▸ **Exercise prompt**
Copy out the listing that follows, exactly, without its pictures.

▸ **Information provided**
• • • • •

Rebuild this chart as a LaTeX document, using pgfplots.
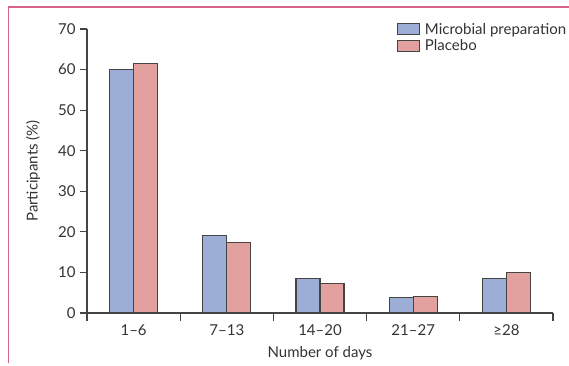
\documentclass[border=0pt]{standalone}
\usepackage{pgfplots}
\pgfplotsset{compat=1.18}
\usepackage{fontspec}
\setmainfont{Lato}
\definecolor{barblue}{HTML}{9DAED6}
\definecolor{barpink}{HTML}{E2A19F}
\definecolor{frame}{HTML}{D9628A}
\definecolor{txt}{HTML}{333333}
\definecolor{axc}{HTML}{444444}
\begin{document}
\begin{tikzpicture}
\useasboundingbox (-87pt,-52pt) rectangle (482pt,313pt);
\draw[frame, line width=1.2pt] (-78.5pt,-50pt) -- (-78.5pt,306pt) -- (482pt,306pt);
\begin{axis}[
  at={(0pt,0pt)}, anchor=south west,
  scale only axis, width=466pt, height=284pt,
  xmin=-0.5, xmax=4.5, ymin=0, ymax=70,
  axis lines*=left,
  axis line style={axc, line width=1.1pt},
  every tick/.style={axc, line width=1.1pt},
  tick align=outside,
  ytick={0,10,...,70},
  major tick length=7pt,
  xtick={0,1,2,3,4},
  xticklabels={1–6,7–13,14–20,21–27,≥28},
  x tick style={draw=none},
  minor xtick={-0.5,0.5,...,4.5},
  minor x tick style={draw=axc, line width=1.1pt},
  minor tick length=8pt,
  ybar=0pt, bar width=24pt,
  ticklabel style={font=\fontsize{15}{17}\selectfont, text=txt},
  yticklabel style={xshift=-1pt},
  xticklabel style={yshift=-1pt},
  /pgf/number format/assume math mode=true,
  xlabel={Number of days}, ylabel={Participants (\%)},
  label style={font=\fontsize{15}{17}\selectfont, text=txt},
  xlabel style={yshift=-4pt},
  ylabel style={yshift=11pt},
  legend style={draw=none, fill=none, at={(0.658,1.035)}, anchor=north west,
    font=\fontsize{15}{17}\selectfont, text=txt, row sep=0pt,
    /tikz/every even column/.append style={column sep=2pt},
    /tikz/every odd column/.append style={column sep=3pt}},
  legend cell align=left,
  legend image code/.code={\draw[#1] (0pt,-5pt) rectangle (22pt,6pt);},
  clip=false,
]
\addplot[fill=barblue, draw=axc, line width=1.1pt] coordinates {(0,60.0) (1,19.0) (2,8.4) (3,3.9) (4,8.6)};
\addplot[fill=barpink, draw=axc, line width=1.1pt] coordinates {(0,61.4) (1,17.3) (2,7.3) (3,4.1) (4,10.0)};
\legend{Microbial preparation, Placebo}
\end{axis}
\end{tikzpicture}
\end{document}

• • • • •

▸ **Problem solution**
Rebuild this chart as a LaTeX document, using pgfplots.
\documentclass[border=0pt]{standalone}
\usepackage{pgfplots}
\pgfplotsset{compat=1.18}
\usepackage{fontspec}
\setmainfont{Lato}
\definecolor{barblue}{HTML}{9DAED6}
\definecolor{barpink}{HTML}{E2A19F}
\definecolor{frame}{HTML}{D9628A}
\definecolor{txt}{HTML}{333333}
\definecolor{axc}{HTML}{444444}
\begin{document}
\begin{tikzpicture}
\useasboundingbox (-87pt,-52pt) rectangle (482pt,313pt);
\draw[frame, line width=1.2pt] (-78.5pt,-50pt) -- (-78.5pt,306pt) -- (482pt,306pt);
\begin{axis}[
  at={(0pt,0pt)}, anchor=south west,
  scale only axis, width=466pt, height=284pt,
  xmin=-0.5, xmax=4.5, ymin=0, ymax=70,
  axis lines*=left,
  axis line style={axc, line width=1.1pt},
  every tick/.style={axc, line width=1.1pt},
  tick align=outside,
  ytick={0,10,...,70},
  major tick length=7pt,
  xtick={0,1,2,3,4},
  xticklabels={1–6,7–13,14–20,21–27,≥28},
  x tick style={draw=none},
  minor xtick={-0.5,0.5,...,4.5},
  minor x tick style={draw=axc, line width=1.1pt},
  minor tick length=8pt,
  ybar=0pt, bar width=24pt,
  ticklabel style={font=\fontsize{15}{17}\selectfont, text=txt},
  yticklabel style={xshift=-1pt},
  xticklabel style={yshift=-1pt},
  /pgf/number format/assume math mode=true,
  xlabel={Number of days}, ylabel={Participants (\%)},
  label style={font=\fontsize{15}{17}\selectfont, text=txt},
  xlabel style={yshift=-4pt},
  ylabel style={yshift=11pt},
  legend style={draw=none, fill=none, at={(0.658,1.035)}, anchor=north west,
    font=\fontsize{15}{17}\selectfont, text=txt, row sep=0pt,
    /tikz/every even column/.append style={column sep=2pt},
    /tikz/every odd column/.append style={column sep=3pt}},
  legend cell align=left,
  legend image code/.code={\draw[#1] (0pt,-5pt) rectangle (22pt,6pt);},
  clip=false,
]
\addplot[fill=barblue, draw=axc, line width=1.1pt] coordinates {(0,60.0) (1,19.0) (2,8.4) (3,3.9) (4,8.6)};
\addplot[fill=barpink, draw=axc, line width=1.1pt] coordinates {(0,61.4) (1,17.3) (2,7.3) (3,4.1) (4,10.0)};
\legend{Microbial preparation, Placebo}
\end{axis}
\end{tikzpicture}
\end{document}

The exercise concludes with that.